Santa María, Madre de Dios


Arquidiócesis de San Luis de Potosí, México

 

Homilía

María, mujer contemplativa

«Cuando se cumplió el tiempo, envió Dios a su Hijo, nacido de una mujer» (Gálatas 4,4). Dios ha querido nacer de una mujer. El Hijo de Dios ha querido asumir el proceso biológico humano como todos los hombres, nacer llorando, pasar largos ratos durmiendo, someterse a todas las necesidades fisiológicas, depender de su madre, como todos nosotros. Despertó al Niño Jesús el parloteo de los pastores. Unos le cogieron en brazos, otros le acariciaron, y Él correspondía con una sonrisa. Ha querido ser acunado por su madre, recibir bellos y encendidos piropos y ser cubierto de besos mientras es amamantado y mecido.

San José también lo toma en sus brazos con naturalidad y con un cariño inmenso agradeciendo, loco de alegría, la gran vocación y confianza que ha recibido del Padre. Pero no están siempre en adoración del Niño. Hay que hacer cosas, limpiar el establo, encender el fuego, preparar comida, lavar los pañales del Niño, atender con cariño a los pastores y a los vecinos que fueron llegando también poco a poco.

Y después, cuando todos se fueron, y se quedaron solos, María pensaba, María es una mujer contemplativa, como se deduce de las palabras del Evangelio: «María conservaba todas estas cosas, meditándolas en su corazón» (Lucas 2, 16). Había escuchado a los pastores y ahora medita en su corazón. María sabe leer los signos de los tiempos y los signos de Dios. No es que María daba vueltas en su mente a las imágenes de los pastores: si jóvenes, si viejos, si rudos, si muchos, si pocos, si altos, si bajos, si de pelo negro, o de ojos grandes, o pequeños, sino que se pierde en Dios.

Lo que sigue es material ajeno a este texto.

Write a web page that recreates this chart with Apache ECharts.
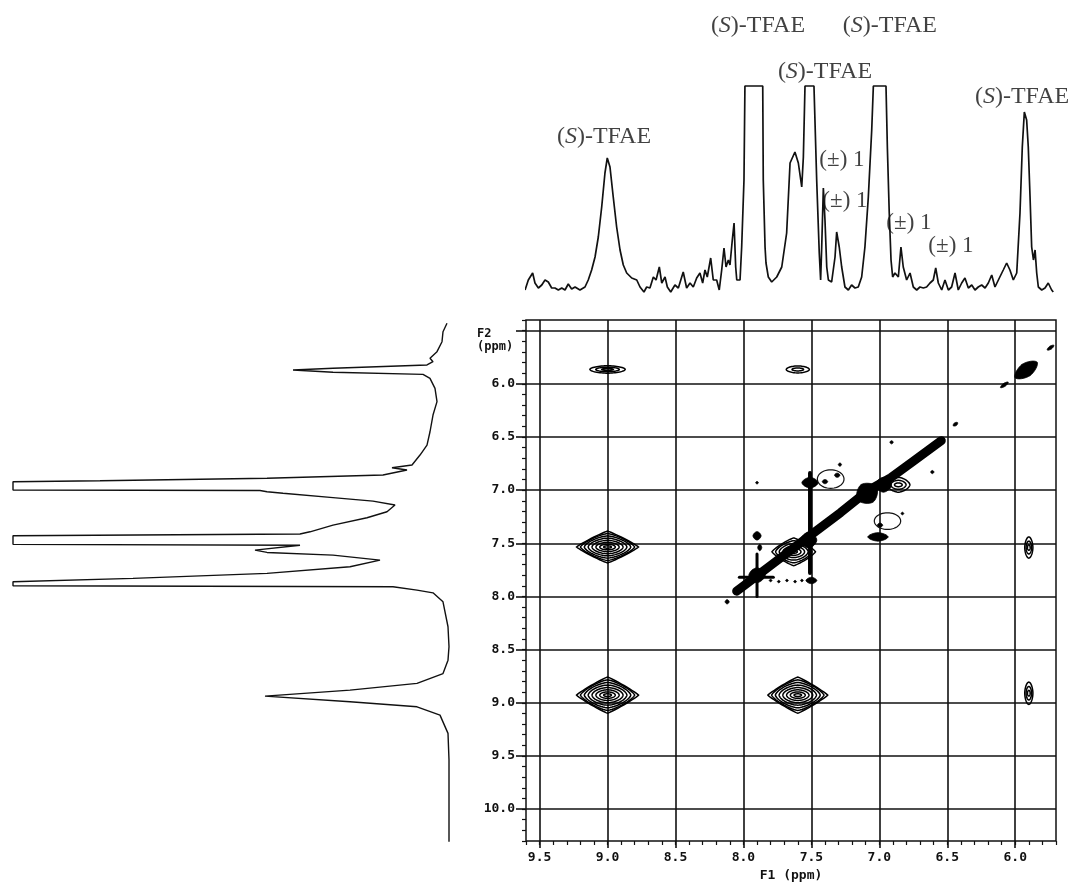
<!DOCTYPE html>
<html><head><meta charset="utf-8">
<script src="https://cdn.jsdelivr.net/npm/echarts@6/dist/echarts.min.js"></script>
<style>html,body{margin:0;padding:0;background:#fff}#c{width:1071px;height:887px}</style>
</head><body><div id="c"></div>
<script>
// ---- tick values ----
const f1Ticks = [9.5, 9.0, 8.5, 8.0, 7.5, 7.0, 6.5, 6.0];
const f2Ticks = [5.5, 6.0, 6.5, 7.0, 7.5, 8.0, 8.5, 9.0, 9.5, 10.0];
const f2Labels = [6.0, 6.5, 7.0, 7.5, 8.0, 8.5, 9.0, 9.5, 10.0];

// ---- F1 projection (top trace): [ppm, intensity] ----
const topSpectrum = [
 [9.607,0],[9.583,10],[9.551,17],[9.534,7],[9.509,2],[9.484,5],[9.460,10],[9.436,8],[9.411,2],[9.387,2],
 [9.362,0],[9.337,2],[9.313,0],[9.289,6],[9.264,1],[9.239,3],[9.203,0],[9.166,3],[9.142,10],[9.117,20],
 [9.092,33],[9.068,53],[9.043,83],[9.019,117],[9.002,132],[8.982,123],[8.958,93],[8.933,63],[8.908,40],[8.884,25],
 [8.859,17],[8.822,12],[8.785,10],[8.761,3],[8.732,-2],[8.712,3],[8.688,2],[8.663,13],[8.643,10],[8.619,23],
 [8.601,7],[8.577,13],[8.560,3],[8.535,-2],[8.504,5],[8.479,2],[8.443,18],[8.418,2],[8.393,7],[8.369,3],
 [8.344,12],[8.320,17],[8.300,7],[8.283,20],[8.266,13],[8.241,32],[8.222,10],[8.197,10],[8.178,0],[8.160,20],
 [8.143,42],[8.128,23],[8.111,30],[8.099,25],[8.082,50],[8.069,67],[8.057,23],[8.049,10],[8.025,10],[8.013,43],
 [7.996,110],[7.989,204],[7.858,204],[7.854,110],[7.841,43],[7.834,27],[7.817,13],[7.792,8],[7.755,13],[7.718,23],
 [7.682,57],[7.657,127],[7.621,138],[7.596,127],[7.571,103],[7.559,133],[7.547,204],[7.481,204],[7.461,110],[7.442,37],
 [7.432,10],[7.424,43],[7.412,102],[7.400,70],[7.387,23],[7.375,10],[7.351,8],[7.326,33],[7.314,58],[7.295,43],
 [7.277,23],[7.253,3],[7.228,0],[7.204,5],[7.179,2],[7.155,3],[7.130,13],[7.106,43],[7.081,93],[7.056,160],
 [7.044,204],[6.951,204],[6.941,143],[6.927,77],[6.914,30],[6.902,13],[6.885,17],[6.860,13],[6.841,43],[6.824,23],
 [6.799,10],[6.774,17],[6.750,3],[6.725,0],[6.701,3],[6.676,2],[6.652,3],[6.627,7],[6.603,10],[6.585,22],
 [6.566,7],[6.541,0],[6.517,10],[6.492,0],[6.468,3],[6.443,17],[6.419,0],[6.394,7],[6.370,12],[6.345,2],
 [6.320,5],[6.296,0],[6.272,3],[6.247,5],[6.222,2],[6.198,7],[6.173,15],[6.149,3],[6.124,10],[6.088,20],
 [6.063,27],[6.039,20],[6.014,10],[5.989,17],[5.965,77],[5.948,143],[5.933,178],[5.916,170],[5.904,143],[5.891,93],
 [5.879,43],[5.866,30],[5.854,40],[5.842,17],[5.830,3],[5.805,0],[5.781,2],[5.757,7],[5.732,0],[5.720,-2]
];

// ---- F2 projection (left trace): [intensity, ppm] ----
const leftSpectrum = [
 [0,5.431],[4,5.510],[5,5.604],[10,5.698],[17,5.760],[14,5.792],[20,5.823],[114,5.854],[154,5.870],[114,5.892],
 [24,5.911],[17,5.949],[12,6.043],[10,6.168],[14,6.294],[17,6.451],[20,6.576],[27,6.670],[35,6.764],[55,6.789],
 [40,6.811],[64,6.858],[180,6.889],[347,6.912],[434,6.921],[434,6.999],[187,7.004],[180,7.015],[164,7.030],[114,7.071],
 [74,7.103],[52,7.140],[60,7.203],[80,7.260],[114,7.329],[137,7.392],[147,7.413],[434,7.429],[434,7.510],[147,7.519],
 [192,7.564],[180,7.586],[114,7.611],[67,7.658],[97,7.721],[180,7.783],[314,7.830],[434,7.862],[434,7.900],[54,7.909],
 [30,7.940],[14,7.966],[4,8.050],[2,8.066],[-1,8.285],[-2,8.473],[-1,8.599],[4,8.725],[30,8.818],[97,8.881],
 [182,8.937],[97,8.991],[30,9.038],[7,9.116],[-1,9.288],[-2,9.539],[-2,10.308]
];

// ---- 2D map: cross peaks [F1, F2, halfWidthF1, halfWidthF2, rings, diamondness] ----
const crossPeaks = [
 [9.00, 8.928, 0.228, 0.170, 8, 0.9],
 [7.60, 8.928, 0.220, 0.170, 8, 0.9],
 [9.00, 7.535, 0.228, 0.150, 8, 0.9],
 [7.63, 7.580, 0.160, 0.130, 6, 0.8],
 [9.00, 5.865, 0.130, 0.035, 3, 0.2],
 [7.60, 5.865, 0.085, 0.033, 2, 0.2],
 [5.90, 7.540, 0.030, 0.100, 3, 0.2],
 [5.90, 8.910, 0.030, 0.105, 3, 0.2],
 [6.86, 6.950, 0.085, 0.070, 3, 0.4]
];
// filled blobs [F1, F2, rxPpm, ryPpm, rotationDeg]
const blobs = [
 [7.90,7.80,0.060,0.070,0],[7.51,6.93,0.060,0.050,0],[7.09,7.03,0.085,0.100,-35],[6.97,6.95,0.060,0.070,0],
 [7.01,7.44,0.075,0.040,0],[7.50,7.85,0.040,0.030,0],[7.90,7.43,0.030,0.040,0],[5.92,5.87,0.100,0.065,-35],
 [6.08,6.01,0.035,0.015,-35],[5.74,5.66,0.030,0.015,-35],[7.52,7.47,0.060,0.075,0],
 [7.29,6.76,0.012,0.015,0],[6.91,6.55,0.012,0.015,0],[6.61,6.83,0.012,0.015,0],[7.90,6.93,0.010,0.012,0],
 [6.83,7.22,0.010,0.012,0],[7.88,7.54,0.015,0.030,0],[8.12,8.05,0.015,0.020,0],[6.44,6.38,0.020,0.015,-35],
 [7.40,6.92,0.020,0.020,0],[7.31,6.86,0.020,0.020,0],[6.995,7.33,0.020,0.020,0],
 [7.80,7.85,0.010,0.010,0],[7.74,7.86,0.010,0.010,0],[7.68,7.85,0.010,0.010,0],[7.62,7.86,0.010,0.010,0],[7.57,7.85,0.010,0.010,0]
];
// streaks [F1a, F2a, F1b, F2b, widthPx]
const streaks = [
 [7.51,6.84,7.51,7.78,4],[7.90,7.60,7.90,8.00,3],[8.03,7.82,7.78,7.82,3]
];
// diagonal band [F1, F2]
const diagonal = [
 [8.05,7.95],[7.974,7.878],[7.781,7.690],[7.530,7.446],[7.285,7.211],[7.085,7.005],[6.915,6.883],[6.744,6.723],[6.544,6.535]
];
// annotation ellipses [F1, F2, rxPpm, ryPpm]
const circles = [[7.358,6.896,0.098,0.087],[6.940,7.291,0.097,0.078]];

// ---- peak annotations on the F1 trace ----
const tfaeLabelPos = [[9.026,153],[7.893,264],[6.922,264],[7.40,218],[5.95,193]];
const pmLabelPos = [[7.275,130],[7.253,89],[6.782,67],[6.473,44]];

const MONO = '"DejaVu Sans Mono", "Liberation Mono", monospace';
const SERIF = '"Liberation Serif", "DejaVu Serif", serif';

function ellipsePts(cx, cy, a, b, p, rot, n) {
  const pts = [];
  const cr = Math.cos(rot), sr = Math.sin(rot);
  for (let j = 0; j < n; j++) {
    const th = j / n * Math.PI * 2;
    const ct = Math.cos(th), st = Math.sin(th);
    const x = a * Math.sign(ct) * Math.pow(Math.abs(ct), 2 / p);
    const y = b * Math.sign(st) * Math.pow(Math.abs(st), 2 / p);
    pts.push([cx + x * cr - y * sr, cy + x * sr + y * cr]);
  }
  return pts;
}

const chart = echarts.init(document.getElementById('c'), null, {renderer: 'canvas'});

const option = {
  animation: false,
  backgroundColor: '#fff',
  grid: [
    {left: 526, top: 320, width: 530, height: 521, show: true, borderColor: '#111', borderWidth: 1.5, backgroundColor: 'transparent'},
    {left: 526, top: 86, width: 530, height: 214},
    {left: 13, top: 320, width: 444, height: 521}
  ],
  xAxis: [
    {gridIndex: 0, type: 'value', min: 5.7, max: 9.6, interval: 0.1, inverse: true, position: 'bottom',
     axisLine: {show: false}, axisTick: {show: true, length: 4, lineStyle: {color: '#111', width: 1.2}},
     axisLabel: {show: false}, splitLine: {show: false}},
    {gridIndex: 0, type: 'value', min: 5.7, max: 9.6, interval: 0.1, inverse: true, position: 'bottom',
     axisLine: {show: false},
     axisTick: {show: true, length: 7, customValues: f1Ticks, lineStyle: {color: '#111', width: 1.6}},
     axisLabel: {show: true, customValues: f1Ticks, margin: 10, formatter: v => Number(v).toFixed(1),
       fontFamily: MONO, fontWeight: 'bold', fontSize: 13, color: '#111'},
     splitLine: {show: true, lineStyle: {color: '#111', width: 1.6}},
     name: 'F1 (ppm)', nameLocation: 'middle', nameGap: 28,
     nameTextStyle: {fontFamily: MONO, fontWeight: 'bold', fontSize: 13, color: '#111'}},
    {gridIndex: 1, type: 'value', min: 5.7, max: 9.6, inverse: true, show: false},
    {gridIndex: 2, type: 'value', min: -10, max: 434, inverse: true, show: false}
  ],
  yAxis: [
    {gridIndex: 0, type: 'value', min: 5.4, max: 10.3, interval: 0.1, inverse: true, position: 'left',
     axisLine: {show: false}, axisTick: {show: true, length: 4, lineStyle: {color: '#111', width: 1.2}},
     axisLabel: {show: false}, splitLine: {show: false}},
    {gridIndex: 0, type: 'value', min: 5.4, max: 10.3, interval: 0.1, inverse: true, position: 'left',
     axisLine: {show: false},
     axisTick: {show: true, length: 10, customValues: f2Ticks, lineStyle: {color: '#111', width: 1.6}},
     axisLabel: {show: true, customValues: f2Labels, margin: 11, formatter: v => Number(v).toFixed(1),
       fontFamily: MONO, fontWeight: 'bold', fontSize: 13, color: '#111'},
     splitLine: {show: true, lineStyle: {color: '#111', width: 1.6}}},
    {gridIndex: 1, type: 'value', min: -10, max: 204, show: false},
    {gridIndex: 2, type: 'value', min: 5.4, max: 10.3, inverse: true, show: false}
  ],
  graphic: [
    {type: 'text', left: 477, top: 327, style: {text: 'F2\n(ppm)', font: 'bold 12px ' + MONO, lineHeight: 13, fill: '#111'}}
  ],
  series: [
    {type: 'line', name: 'F1 trace', xAxisIndex: 2, yAxisIndex: 2, data: topSpectrum, symbol: 'none', clip: false,
     lineStyle: {color: '#111', width: 1.7}},
    {type: 'line', name: 'F2 trace', xAxisIndex: 3, yAxisIndex: 3, data: leftSpectrum, symbol: 'none', clip: false,
     lineStyle: {color: '#111', width: 1.4}},
    {type: 'line', name: 'diagonal', xAxisIndex: 0, yAxisIndex: 0, data: diagonal, symbol: 'none',
     lineStyle: {color: '#000', width: 9, cap: 'round', join: 'round'}, z: 3},
    {type: 'custom', name: 'cross peaks', xAxisIndex: 0, yAxisIndex: 0, data: crossPeaks, z: 4,
     renderItem: function (params, api) {
       const c = api.coord([api.value(0), api.value(1)]);
       const s = api.size([api.value(2), api.value(3)]);
       const n = api.value(4), d = api.value(5);
       const children = [];
       for (let k = n; k >= 1; k--) {
         const t = k / n;
         const a = s[0] * t, b = s[1] * Math.pow(t, 1.25);
         const p = 2 - d * t * t;
         children.push({type: 'polygon', shape: {points: ellipsePts(c[0], c[1], a, b, p, 0, 64)},
           style: {fill: null, stroke: '#000', lineWidth: 1.5}});
       }
       return {type: 'group', children: children};
     }},
    {type: 'custom', name: 'blobs', xAxisIndex: 0, yAxisIndex: 0, data: blobs, z: 4,
     renderItem: function (params, api) {
       const c = api.coord([api.value(0), api.value(1)]);
       const s = api.size([api.value(2), api.value(3)]);
       const rot = api.value(4) * Math.PI / 180;
       return {type: 'polygon', shape: {points: ellipsePts(c[0], c[1], Math.max(s[0], 1.2), Math.max(s[1], 1.2), 1.6, rot, 32)},
         style: {fill: '#000', stroke: '#000', lineWidth: 0.8}};
     }},
    {type: 'custom', name: 'streaks', xAxisIndex: 0, yAxisIndex: 0, data: streaks, z: 4,
     renderItem: function (params, api) {
       const a = api.coord([api.value(0), api.value(1)]);
       const b = api.coord([api.value(2), api.value(3)]);
       return {type: 'line', shape: {x1: a[0], y1: a[1], x2: b[0], y2: b[1]},
         style: {stroke: '#000', lineWidth: api.value(4), lineCap: 'round'}};
     }},
    {type: 'custom', name: 'circles', xAxisIndex: 0, yAxisIndex: 0, data: circles, z: 5,
     renderItem: function (params, api) {
       const c = api.coord([api.value(0), api.value(1)]);
       const s = api.size([api.value(2), api.value(3)]);
       return {type: 'polygon', shape: {points: ellipsePts(c[0], c[1], s[0], s[1], 2, 0, 48)},
         style: {fill: null, stroke: '#111', lineWidth: 1.2}};
     }},
    {type: 'scatter', name: 'TFAE labels', xAxisIndex: 2, yAxisIndex: 2, data: tfaeLabelPos, clip: false,
     symbolSize: 1, itemStyle: {color: 'rgba(0,0,0,0)'},
     label: {show: true, position: 'inside', formatter: '({i|S})-TFAE', fontFamily: SERIF, fontSize: 24, color: '#111',
       rich: {i: {fontFamily: SERIF, fontSize: 24, fontStyle: 'italic', color: '#111'}}}},
    {type: 'scatter', name: 'rac labels', xAxisIndex: 2, yAxisIndex: 2, data: pmLabelPos, clip: false,
     symbolSize: 1, itemStyle: {color: 'rgba(0,0,0,0)'},
     label: {show: true, position: 'inside', formatter: '(±) 1', fontFamily: SERIF, fontSize: 23, color: '#111'}}
  ]
};
chart.setOption(option);
</script>
</body></html>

María cumple la misión del hombre: «Dios ha llamado y llama al hombre a adherirse a Él con la total plenitud de su ser en la perpetua comunión de la incorruptible vida divina» (GS 18). La contemplación acerca intuitivamente a Dios, es afectiva, y estable comunión integradora y unificante.
Cuando María contempla, admira, se asombra, alaba, se enternece, glorifica, da gracias, se ofrece, se entrega. Sale de sí misma. Se extasía, se abisma en la «profundidad de la riqueza, de la sabiduría y ciencia de Dios y comprende cuán insondables son sus pensamientos, y cuán indescifrables sus caminos» (Rom 11, 33). Y se convierte en una mujer madura y grande, inalterable y equilibrada, viviendo en la atmósfera de paz que el mismo Dios le contagia. «Tiene en Dios clavada la mirada y el corazón» (Pablo VI).

Sólo María calla. Dios habló a Abrahan y a Moisés y envió a los Profetas para que hablaran a nuestros padres. «Ahora, en esta etapa final nos ha hablado por su Hijo» (Heb 1,1).
Al nacer el Hijo de Dios, hablan los ángeles, los pastores, los reyes venidos de Oriente. Hablarán Simeón y Ana en el templo. Sólo María calla, absorta en el misterio. Sólo la Madre, guarda silencio.

Al imponerle al Niño el nombre, al ser circuncidado, José ejerció el derecho y el deber del padre. Así se lo había mandado el ángel: «Al cumplirse los ocho días, cuando tocaba circuncidar al Niño, le pusieron por nombre Jesús, como lo había llamado el ángel antes de su concepción» (Lucas 2, 21).

Jesús significa Dios que salva de todo mal. A todos los hombres, de todos los males, que en el fondo, son privación de la plenitud de la vida verdadera, corporal, espiritual, moral. El dolor, el error y la ignorancia. Y nos sigue librando hoy y ahora, en la eucaristía, donde «tiene piedad y nos bendice, e ilumina su rostro sobre nosotros» (Salmo 66).